# Work to be completed:
Reproduce all the lines below exactly and omit the images.

┌────────

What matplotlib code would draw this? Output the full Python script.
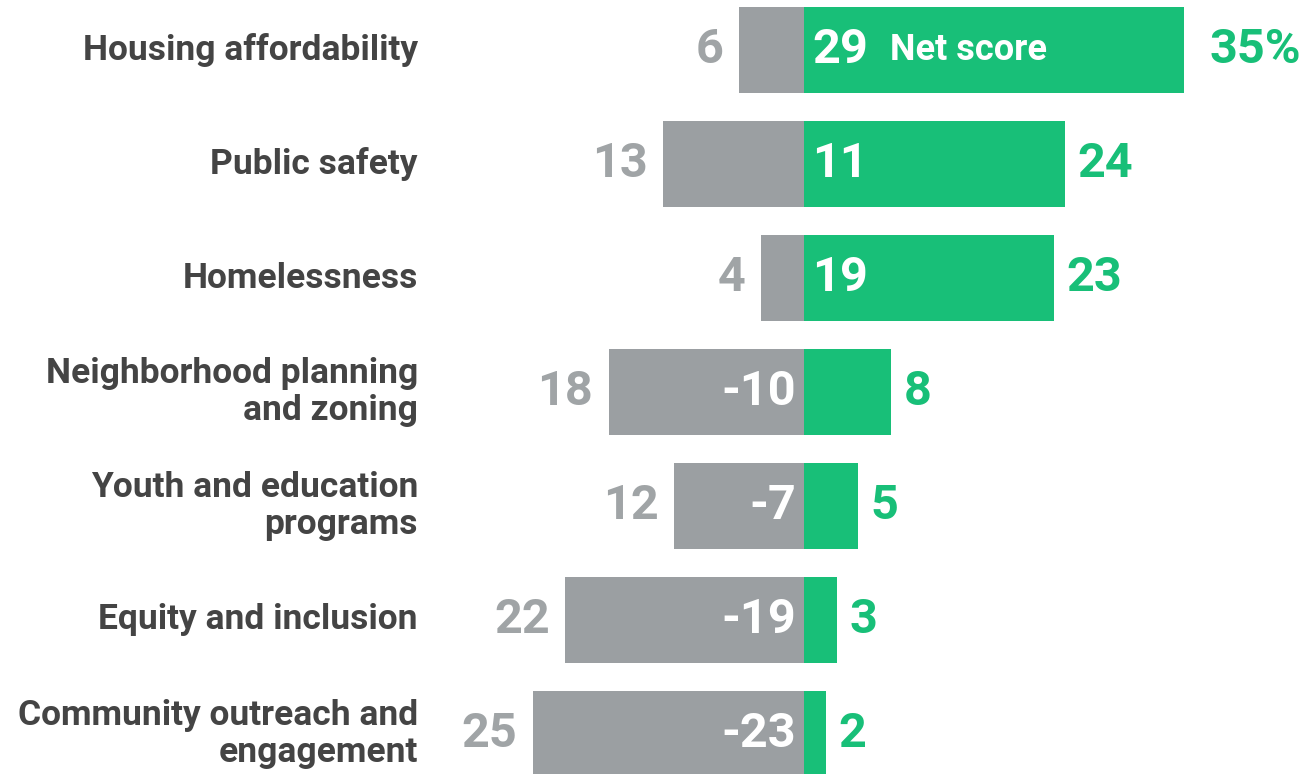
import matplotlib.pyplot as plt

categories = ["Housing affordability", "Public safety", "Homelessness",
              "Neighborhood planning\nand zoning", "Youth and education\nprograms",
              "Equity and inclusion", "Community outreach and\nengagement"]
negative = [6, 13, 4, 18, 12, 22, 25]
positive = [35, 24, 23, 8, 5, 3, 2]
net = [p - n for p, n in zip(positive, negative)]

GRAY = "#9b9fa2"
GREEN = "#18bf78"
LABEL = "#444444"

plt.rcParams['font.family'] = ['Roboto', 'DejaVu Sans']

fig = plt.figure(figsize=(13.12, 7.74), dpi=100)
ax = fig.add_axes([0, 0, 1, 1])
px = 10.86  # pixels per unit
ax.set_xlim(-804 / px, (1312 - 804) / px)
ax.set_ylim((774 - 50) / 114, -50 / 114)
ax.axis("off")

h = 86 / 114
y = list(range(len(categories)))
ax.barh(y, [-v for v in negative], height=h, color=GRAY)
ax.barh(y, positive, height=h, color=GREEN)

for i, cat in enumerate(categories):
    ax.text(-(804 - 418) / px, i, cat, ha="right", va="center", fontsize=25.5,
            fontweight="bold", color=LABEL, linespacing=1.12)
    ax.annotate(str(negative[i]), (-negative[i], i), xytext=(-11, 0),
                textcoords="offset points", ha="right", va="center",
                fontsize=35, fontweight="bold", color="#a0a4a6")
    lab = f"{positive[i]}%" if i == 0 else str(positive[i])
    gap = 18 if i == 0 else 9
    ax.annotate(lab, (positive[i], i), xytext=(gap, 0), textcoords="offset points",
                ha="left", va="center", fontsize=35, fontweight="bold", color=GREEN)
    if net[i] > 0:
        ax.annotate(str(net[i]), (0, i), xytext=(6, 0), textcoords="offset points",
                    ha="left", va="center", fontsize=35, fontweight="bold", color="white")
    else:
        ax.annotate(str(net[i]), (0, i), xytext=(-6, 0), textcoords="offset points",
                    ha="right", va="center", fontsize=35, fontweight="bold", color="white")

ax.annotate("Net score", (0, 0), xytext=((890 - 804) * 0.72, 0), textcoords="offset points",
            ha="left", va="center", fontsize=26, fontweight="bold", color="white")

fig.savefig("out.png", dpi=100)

└────────

# Exercise response:
What matplotlib code would draw this? Output the full Python script.
import matplotlib.pyplot as plt

categories = ["Housing affordability", "Public safety", "Homelessness",
              "Neighborhood planning\nand zoning", "Youth and education\nprograms",
              "Equity and inclusion", "Community outreach and\nengagement"]
negative = [6, 13, 4, 18, 12, 22, 25]
positive = [35, 24, 23, 8, 5, 3, 2]
net = [p - n for p, n in zip(positive, negative)]

GRAY = "#9b9fa2"
GREEN = "#18bf78"
LABEL = "#444444"

plt.rcParams['font.family'] = ['Roboto', 'DejaVu Sans']

fig = plt.figure(figsize=(13.12, 7.74), dpi=100)
ax = fig.add_axes([0, 0, 1, 1])
px = 10.86  # pixels per unit
ax.set_xlim(-804 / px, (1312 - 804) / px)
ax.set_ylim((774 - 50) / 114, -50 / 114)
ax.axis("off")

h = 86 / 114
y = list(range(len(categories)))
ax.barh(y, [-v for v in negative], height=h, color=GRAY)
ax.barh(y, positive, height=h, color=GREEN)

for i, cat in enumerate(categories):
    ax.text(-(804 - 418) / px, i, cat, ha="right", va="center", fontsize=25.5,
            fontweight="bold", color=LABEL, linespacing=1.12)
    ax.annotate(str(negative[i]), (-negative[i], i), xytext=(-11, 0),
                textcoords="offset points", ha="right", va="center",
                fontsize=35, fontweight="bold", color="#a0a4a6")
    lab = f"{positive[i]}%" if i == 0 else str(positive[i])
    gap = 18 if i == 0 else 9
    ax.annotate(lab, (positive[i], i), xytext=(gap, 0), textcoords="offset points",
                ha="left", va="center", fontsize=35, fontweight="bold", color=GREEN)
    if net[i] > 0:
        ax.annotate(str(net[i]), (0, i), xytext=(6, 0), textcoords="offset points",
                    ha="left", va="center", fontsize=35, fontweight="bold", color="white")
    else:
        ax.annotate(str(net[i]), (0, i), xytext=(-6, 0), textcoords="offset points",
                    ha="right", va="center", fontsize=35, fontweight="bold", color="white")

ax.annotate("Net score", (0, 0), xytext=((890 - 804) * 0.72, 0), textcoords="offset points",
            ha="left", va="center", fontsize=26, fontweight="bold", color="white")

fig.savefig("out.png", dpi=100)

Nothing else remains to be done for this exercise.